My head dropped between my knees with a noncommital shrug.

Brent took my silence for agreement. “Good. So she might not be crazy but you . . . you have an awfully short temper,” Brent teased with a smile in his voice.

Despite my current feud with Brent, I laughed. “I usually don’t,” I said honestly.

He chuckled. “So, what you’re saying is I bring out your book-wielding, short-tempered side?” He hooked his foot through the straps on my backpack and brought it front of him. “Removing temptation.” I gave him a look that communicated he should wither and die.

“So why did you follow me out here?” I snapped.

“I told you. I saw what happened in class and I wanted to make sure you were all right.”

My hands immediately flew to my necklace and began twisting it nervously. “I got nervous,” I said. “I felt sick, but I’m feeling better now.” It was an edited version of the truth, but still not a lie.

“That’s not what I meant,” he said, shaking his head. “I meant during your speech.”

“I got nervous,” I repeated slowly. “Stage fright.”

He sighed. “Yara, are you trying to tell me you didn’t astral project in the middle of talking?”

My jaw dropped.

He gave me a smug smile as he leaned forward and patted me on the knee. “I knew it. I think I knew it from the start. You’re one of us.”

I verbally stumbled. “One of who?”

“You’re a Clutch.”

“I . . . like in a car?”

Brent looked amused. “No, like in a Clutch, a person who can astral project.”

My mind searched through all the fringe science stuff I had read through with Cherie and back toward everything my grandma had ever told me, but I came up empty. “I’ve never heard that term before.”

“Well, you wouldn’t have— it’s what they called it here at school. It used to be Pendrell’s secret society.” Brent leaned in, his voice lowered. “No one is supposed to know any of this but I . . . know some things.”

“A secret society?” I bit my lips together to keep from laughing.

“Yeah.” Brent didn’t notice my mocking of him; his mind was somewhere else. “It sort of disbanded a while ago, but I want to get it running again. If there are two of us, maybe we can.” Brent whistled excitedly, his fingers drumming on his leg. “You didn’t even need training, you did it yourself. I didn’t even know a girl could.”

The feminist in me bristled. “How very eighteen-hundreds of you. You’re a regular misogynistic chauvinist pig, huh?”

“Now, now don’t get yourself all riled up. They just never had a girl member before, but we’re going to have to let you in.”
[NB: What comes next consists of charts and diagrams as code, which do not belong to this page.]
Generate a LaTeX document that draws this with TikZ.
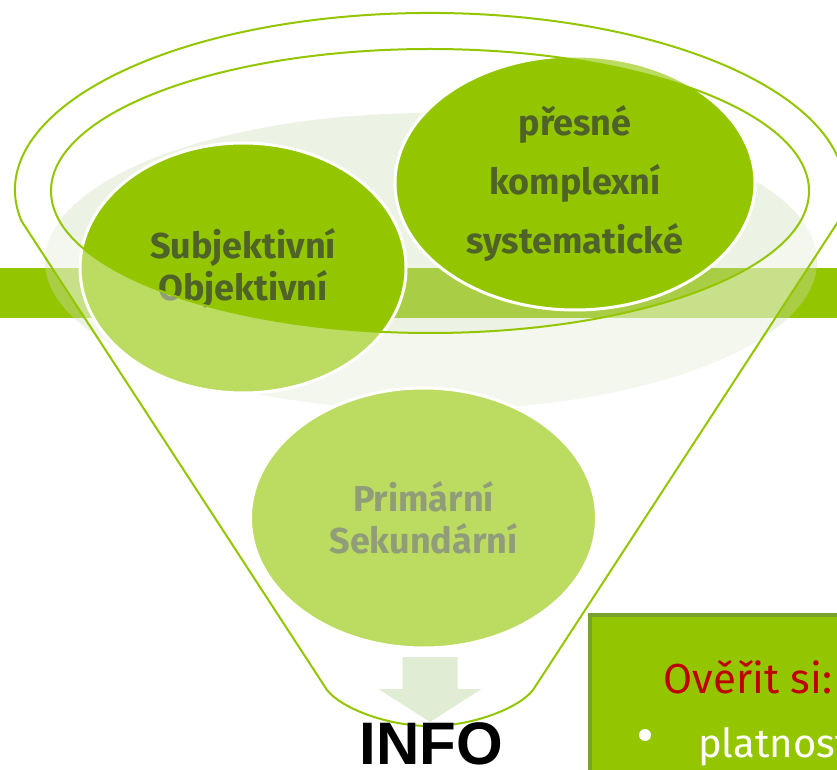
\documentclass[tikz,border=0pt]{standalone}
\usepackage{fontspec}
\setmainfont{Fira Sans}
\newfontfamily\infofont{Liberation Sans}
\usepackage{xcolor}
\usepackage{tikz}
\usetikzlibrary {
  shapes.geometric,
  positioning,
}
\definecolor{leaf}{HTML}{94C600}
\definecolor{leafdark}{HTML}{78A22C}
\definecolor{bark}{HTML}{4F6228}
\definecolor{mist}{HTML}{CDDDB8}
\definecolor{pale}{HTML}{E0ECD3}
\definecolor{alert}{HTML}{C00000}
\tikzset{
  bubble/.style = {
    ellipse,
    fill = leaf,
    draw = white,
    line width = 3pt,
    inner sep = 0pt,
    text = bark,
    align = center,
    font = \bfseries\fontsize{36}{42}\selectfont
  },
  rim/.style = {
    draw = leaf,
    line width = 2pt
  },
  glass/.style = {
    fill = white,
    fill opacity = .38,
    even odd rule
  },
  box/.style = {
    rectangle,
    fill = leaf,
    draw = leafdark,
    line width = 4pt,
    minimum width = 280pt,
    minimum height = 190pt
  },
  note/.style = {
    anchor = base,
    inner sep = 0pt,
    font = \fontsize{42}{50}\selectfont
  },
}

\begin{document}
\begin{tikzpicture}[x = 1pt, y = 1pt]
  \useasboundingbox (0,0) rectangle (837,769);
  \clip (0,0) rectangle (837,769);
  % band and light disc behind the funnel
  \fill[leaf] (0,451) rectangle (837,501);
  \fill[mist, fill opacity = .38] (431,507.5) ellipse [x radius = 386, y radius = 148.5];
  % bubbles
  \node[bubble, minimum width = 360pt, minimum height = 254pt,
        font = \bfseries\fontsize{36}{59}\selectfont] (pres) at (575,586)
        {přesné\\komplexní\\systematické};
  \node[bubble, minimum width = 326pt, minimum height = 250pt] (subj) at (243,501)
        {Subjektivní\\Objektivní};
  \node[bubble, minimum width = 346pt, minimum height = 260pt] (prim) at (423.5,251)
        {Primární\\Sekundární};
  % funnel body
  \path[glass] (21.3,548.3) arc [start angle = 190, end angle = -10, x radius = 415, y radius = 177]
    -- (533,79) .. controls (520,62) and (475,43) .. (430,43)
    .. controls (385,43) and (340,62) .. (327,79) -- cycle
    (430,578) ellipse [x radius = 379, y radius = 142];
  \draw[rim] (21.3,548.3) arc [start angle = 190, end angle = -10, x radius = 415, y radius = 177]
    -- (533,79) .. controls (520,62) and (475,43) .. (430,43)
    .. controls (385,43) and (340,62) .. (327,79) -- cycle;
  \draw[rim] (430,578) ellipse [x radius = 379, y radius = 142];
  % arrow out of the funnel
  \coordinate (tip) at (430,47);
  \fill[pale] (tip) -- ++(-51.5,33) -- ++(24,0) -- ++(0,32) -- ++(55,0)
    -- ++(0,-32) -- ++(24,0) -- cycle;
  \node[anchor = base, inner sep = 0pt, font = \infofont\bfseries\fontsize{60}{70}\selectfont]
    (info) at (431,5) {INFO};
  % check box
  \node[box, anchor = north west] (check) at (588,156) {};
  \node[note, text = alert] (verify) at (748,76) {Ověřit si:};
  \node[circle, fill = white, minimum size = 12pt, inner sep = 0pt] (dot) at (645,34) {};
  \node[note, text = white, anchor = base west, font = \fontsize{40}{48}\selectfont]
    (valid) at (698,12) {platnost};
\end{tikzpicture}
\end{document}
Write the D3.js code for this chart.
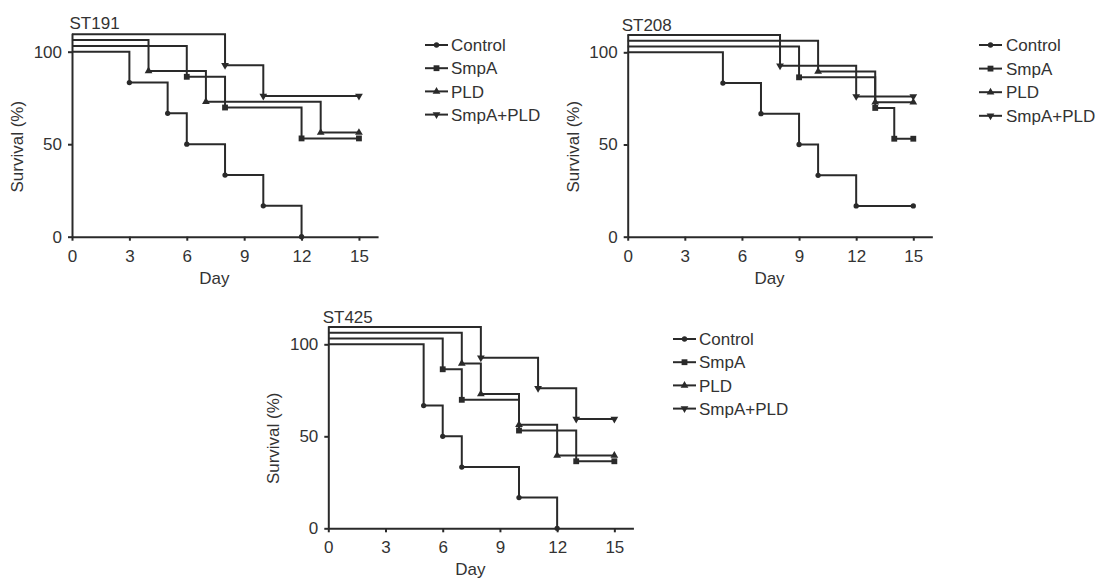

“Really? I can join your secret club? Do I get to learn the secret handshake and everything?” I clasped my hands together in mock glee. “Of course you’ve never had a female member here, idiot. You’ve never had girls enrolled here before. How did I dance with a guy who’s never heard of feminism?”

“I’ve heard of it, but that doesn’t mean a woman can do everything a man can do,” he goaded. I went to smack him on the back of his head, but he ducked with a snicker. “I’m learning,” he informed me. “How did I ever consider dating such a violent girl?”

“We’re both lucky we got out early before we really knew each other.”

“Oh yes, good thing neither one of is still interested in the other,” Brent said with a playful grin. “You’re not still mad at me, are you?”

“I may not be angry anymore, but it takes a while to forgive,” I informed him honestly, wiping the flower petals from my black pencil skirt. They rained down over fallen leaves, adding a dash of color to the brown foliage.

“Makes sense.” Brent nodded as he crossed his arms. “I only said that about girls because I honestly didn’t know girls could do it. I was told it passed down through the male genes.”

“Oh.” He had me on that one; the Acordera gene only passed down through the maternal side, after all, as far as I knew.

“That’s it?” He prompted, shocked. “No apology for smacking me?”

I yawned and studied my nails in reply.